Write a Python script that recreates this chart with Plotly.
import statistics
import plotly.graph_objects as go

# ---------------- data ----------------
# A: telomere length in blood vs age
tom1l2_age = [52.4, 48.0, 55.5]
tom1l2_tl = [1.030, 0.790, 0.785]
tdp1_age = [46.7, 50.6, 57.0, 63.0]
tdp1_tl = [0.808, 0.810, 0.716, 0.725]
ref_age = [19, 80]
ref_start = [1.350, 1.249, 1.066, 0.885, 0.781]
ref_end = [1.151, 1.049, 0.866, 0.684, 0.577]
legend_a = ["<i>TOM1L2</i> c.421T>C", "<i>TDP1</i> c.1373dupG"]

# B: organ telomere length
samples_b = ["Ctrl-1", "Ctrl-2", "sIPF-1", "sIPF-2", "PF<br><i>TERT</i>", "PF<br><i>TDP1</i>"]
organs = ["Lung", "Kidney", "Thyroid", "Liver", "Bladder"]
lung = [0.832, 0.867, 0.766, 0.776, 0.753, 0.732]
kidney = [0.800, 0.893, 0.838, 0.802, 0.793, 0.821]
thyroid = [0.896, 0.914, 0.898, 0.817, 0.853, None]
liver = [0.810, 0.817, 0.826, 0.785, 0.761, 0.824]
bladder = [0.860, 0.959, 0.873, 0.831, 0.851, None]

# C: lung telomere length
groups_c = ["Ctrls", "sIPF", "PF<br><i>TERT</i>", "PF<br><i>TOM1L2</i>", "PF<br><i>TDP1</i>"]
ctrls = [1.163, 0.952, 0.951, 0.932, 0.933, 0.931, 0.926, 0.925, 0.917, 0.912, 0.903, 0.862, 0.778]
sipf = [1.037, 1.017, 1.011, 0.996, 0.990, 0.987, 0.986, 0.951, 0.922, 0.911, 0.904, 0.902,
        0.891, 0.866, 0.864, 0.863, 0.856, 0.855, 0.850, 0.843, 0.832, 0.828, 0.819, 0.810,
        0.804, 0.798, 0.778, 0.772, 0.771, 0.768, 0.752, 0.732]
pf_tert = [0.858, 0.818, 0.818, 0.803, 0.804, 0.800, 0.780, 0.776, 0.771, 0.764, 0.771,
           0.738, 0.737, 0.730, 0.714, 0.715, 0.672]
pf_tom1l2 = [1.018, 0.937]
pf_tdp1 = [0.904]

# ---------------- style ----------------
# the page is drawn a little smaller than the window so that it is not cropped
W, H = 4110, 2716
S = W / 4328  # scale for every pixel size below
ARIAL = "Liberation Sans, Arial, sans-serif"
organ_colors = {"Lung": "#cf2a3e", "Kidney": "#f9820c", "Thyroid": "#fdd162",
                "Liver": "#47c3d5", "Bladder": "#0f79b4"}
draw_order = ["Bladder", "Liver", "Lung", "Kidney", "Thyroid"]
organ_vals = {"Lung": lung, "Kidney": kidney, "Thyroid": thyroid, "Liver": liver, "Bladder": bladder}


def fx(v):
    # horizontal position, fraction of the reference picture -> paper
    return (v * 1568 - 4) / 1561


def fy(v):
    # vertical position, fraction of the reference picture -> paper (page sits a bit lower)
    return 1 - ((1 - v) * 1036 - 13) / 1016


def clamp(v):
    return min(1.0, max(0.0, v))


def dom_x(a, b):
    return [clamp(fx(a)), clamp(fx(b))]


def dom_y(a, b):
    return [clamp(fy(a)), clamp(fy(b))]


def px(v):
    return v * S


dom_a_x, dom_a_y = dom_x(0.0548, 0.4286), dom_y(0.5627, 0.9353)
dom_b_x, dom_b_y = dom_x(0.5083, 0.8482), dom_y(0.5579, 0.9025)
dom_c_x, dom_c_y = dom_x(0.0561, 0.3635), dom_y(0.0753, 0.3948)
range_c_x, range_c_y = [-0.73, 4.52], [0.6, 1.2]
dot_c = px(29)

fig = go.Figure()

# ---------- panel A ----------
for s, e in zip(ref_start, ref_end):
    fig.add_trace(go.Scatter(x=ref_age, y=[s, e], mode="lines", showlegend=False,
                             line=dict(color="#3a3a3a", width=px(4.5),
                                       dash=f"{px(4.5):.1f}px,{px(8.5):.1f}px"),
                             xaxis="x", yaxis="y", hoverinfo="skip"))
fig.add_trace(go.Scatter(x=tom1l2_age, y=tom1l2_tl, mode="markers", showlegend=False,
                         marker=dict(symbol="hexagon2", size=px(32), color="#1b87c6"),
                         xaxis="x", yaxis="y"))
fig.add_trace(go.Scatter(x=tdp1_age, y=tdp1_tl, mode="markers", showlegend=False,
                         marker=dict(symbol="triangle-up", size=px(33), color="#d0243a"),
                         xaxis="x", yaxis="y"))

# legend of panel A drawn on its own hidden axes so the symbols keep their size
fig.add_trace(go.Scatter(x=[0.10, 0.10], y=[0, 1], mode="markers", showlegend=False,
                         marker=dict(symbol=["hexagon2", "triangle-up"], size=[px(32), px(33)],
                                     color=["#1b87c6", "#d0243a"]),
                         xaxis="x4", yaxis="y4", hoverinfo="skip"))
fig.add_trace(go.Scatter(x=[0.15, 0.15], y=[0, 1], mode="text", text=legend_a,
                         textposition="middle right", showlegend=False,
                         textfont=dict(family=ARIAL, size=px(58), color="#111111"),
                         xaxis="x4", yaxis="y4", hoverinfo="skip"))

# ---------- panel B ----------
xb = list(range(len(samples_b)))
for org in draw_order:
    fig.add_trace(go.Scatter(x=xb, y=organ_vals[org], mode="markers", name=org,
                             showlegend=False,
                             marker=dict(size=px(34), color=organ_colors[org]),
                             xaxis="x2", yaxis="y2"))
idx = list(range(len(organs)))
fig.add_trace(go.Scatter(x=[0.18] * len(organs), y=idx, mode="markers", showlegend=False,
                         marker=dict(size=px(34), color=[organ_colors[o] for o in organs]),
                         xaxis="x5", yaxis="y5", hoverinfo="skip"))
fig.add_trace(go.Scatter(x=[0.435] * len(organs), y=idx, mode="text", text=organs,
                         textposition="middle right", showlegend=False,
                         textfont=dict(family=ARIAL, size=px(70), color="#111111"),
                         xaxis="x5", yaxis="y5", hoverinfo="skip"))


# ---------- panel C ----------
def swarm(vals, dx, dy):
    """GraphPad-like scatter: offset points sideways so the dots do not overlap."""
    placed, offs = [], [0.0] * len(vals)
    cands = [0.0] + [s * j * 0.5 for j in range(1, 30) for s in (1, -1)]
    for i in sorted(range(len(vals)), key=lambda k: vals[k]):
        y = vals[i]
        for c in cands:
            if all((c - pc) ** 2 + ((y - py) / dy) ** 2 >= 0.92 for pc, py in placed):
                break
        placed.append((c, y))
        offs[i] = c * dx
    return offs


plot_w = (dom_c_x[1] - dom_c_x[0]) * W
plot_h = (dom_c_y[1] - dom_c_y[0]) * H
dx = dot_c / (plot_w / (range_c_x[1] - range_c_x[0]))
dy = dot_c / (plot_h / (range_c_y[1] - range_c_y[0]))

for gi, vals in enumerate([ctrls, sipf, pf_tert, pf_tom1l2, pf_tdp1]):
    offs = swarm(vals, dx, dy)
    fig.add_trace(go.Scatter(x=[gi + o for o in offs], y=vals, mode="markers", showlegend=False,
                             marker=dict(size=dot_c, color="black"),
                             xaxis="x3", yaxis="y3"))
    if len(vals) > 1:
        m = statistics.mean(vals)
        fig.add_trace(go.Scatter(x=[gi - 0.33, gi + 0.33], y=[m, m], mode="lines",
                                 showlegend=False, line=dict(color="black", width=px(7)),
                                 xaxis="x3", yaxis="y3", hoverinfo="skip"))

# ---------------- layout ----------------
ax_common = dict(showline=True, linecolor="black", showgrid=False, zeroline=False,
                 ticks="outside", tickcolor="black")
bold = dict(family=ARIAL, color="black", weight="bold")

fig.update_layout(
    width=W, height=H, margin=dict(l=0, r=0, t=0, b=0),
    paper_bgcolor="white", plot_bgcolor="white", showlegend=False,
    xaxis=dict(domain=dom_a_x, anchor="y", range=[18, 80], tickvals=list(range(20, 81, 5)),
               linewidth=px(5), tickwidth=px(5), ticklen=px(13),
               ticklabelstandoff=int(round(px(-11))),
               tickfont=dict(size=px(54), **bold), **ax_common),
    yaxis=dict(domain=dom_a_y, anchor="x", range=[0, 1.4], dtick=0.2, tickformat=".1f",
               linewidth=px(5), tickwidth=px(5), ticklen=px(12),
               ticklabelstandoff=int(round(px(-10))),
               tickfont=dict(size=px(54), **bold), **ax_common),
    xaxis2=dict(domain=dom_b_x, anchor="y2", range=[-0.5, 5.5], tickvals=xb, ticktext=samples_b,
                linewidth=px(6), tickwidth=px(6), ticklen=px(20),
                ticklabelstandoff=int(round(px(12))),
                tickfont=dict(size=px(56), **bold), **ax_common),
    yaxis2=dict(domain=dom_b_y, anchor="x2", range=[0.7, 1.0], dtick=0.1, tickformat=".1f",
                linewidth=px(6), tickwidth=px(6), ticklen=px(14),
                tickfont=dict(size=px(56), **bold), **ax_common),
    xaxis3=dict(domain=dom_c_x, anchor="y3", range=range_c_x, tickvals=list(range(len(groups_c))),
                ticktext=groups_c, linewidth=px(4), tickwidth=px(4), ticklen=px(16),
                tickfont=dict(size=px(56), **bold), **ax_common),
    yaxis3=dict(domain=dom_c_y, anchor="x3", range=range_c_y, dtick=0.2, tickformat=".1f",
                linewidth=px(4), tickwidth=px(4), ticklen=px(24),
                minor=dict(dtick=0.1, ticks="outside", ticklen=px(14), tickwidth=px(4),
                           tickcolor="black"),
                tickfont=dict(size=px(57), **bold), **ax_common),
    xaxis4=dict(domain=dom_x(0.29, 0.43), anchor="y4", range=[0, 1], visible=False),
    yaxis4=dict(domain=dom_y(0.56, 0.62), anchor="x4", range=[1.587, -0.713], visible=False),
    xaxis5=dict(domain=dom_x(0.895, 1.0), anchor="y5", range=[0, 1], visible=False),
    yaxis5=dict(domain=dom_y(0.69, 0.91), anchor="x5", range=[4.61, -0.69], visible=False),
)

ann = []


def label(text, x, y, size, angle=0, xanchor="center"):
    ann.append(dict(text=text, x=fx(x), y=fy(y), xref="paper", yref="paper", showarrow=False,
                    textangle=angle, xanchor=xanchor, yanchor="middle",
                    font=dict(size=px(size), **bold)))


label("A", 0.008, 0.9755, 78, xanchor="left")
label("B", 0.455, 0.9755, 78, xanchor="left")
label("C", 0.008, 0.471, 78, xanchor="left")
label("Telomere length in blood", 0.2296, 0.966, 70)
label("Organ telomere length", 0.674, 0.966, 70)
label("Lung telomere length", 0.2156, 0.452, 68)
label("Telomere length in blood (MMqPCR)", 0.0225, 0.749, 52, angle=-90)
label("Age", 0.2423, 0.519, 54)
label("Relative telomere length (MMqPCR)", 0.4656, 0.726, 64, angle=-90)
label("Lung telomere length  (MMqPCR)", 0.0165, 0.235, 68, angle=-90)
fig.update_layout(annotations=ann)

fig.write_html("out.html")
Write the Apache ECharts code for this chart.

+ + +

(WHAT IS REQUIRED) Look through the records and gather each line with the word "that".

(ANSWER TO THE EXERCISE)
Write a Python script that recreates this chart with Plotly.
# the page is drawn a little smaller than the window so that it is not cropped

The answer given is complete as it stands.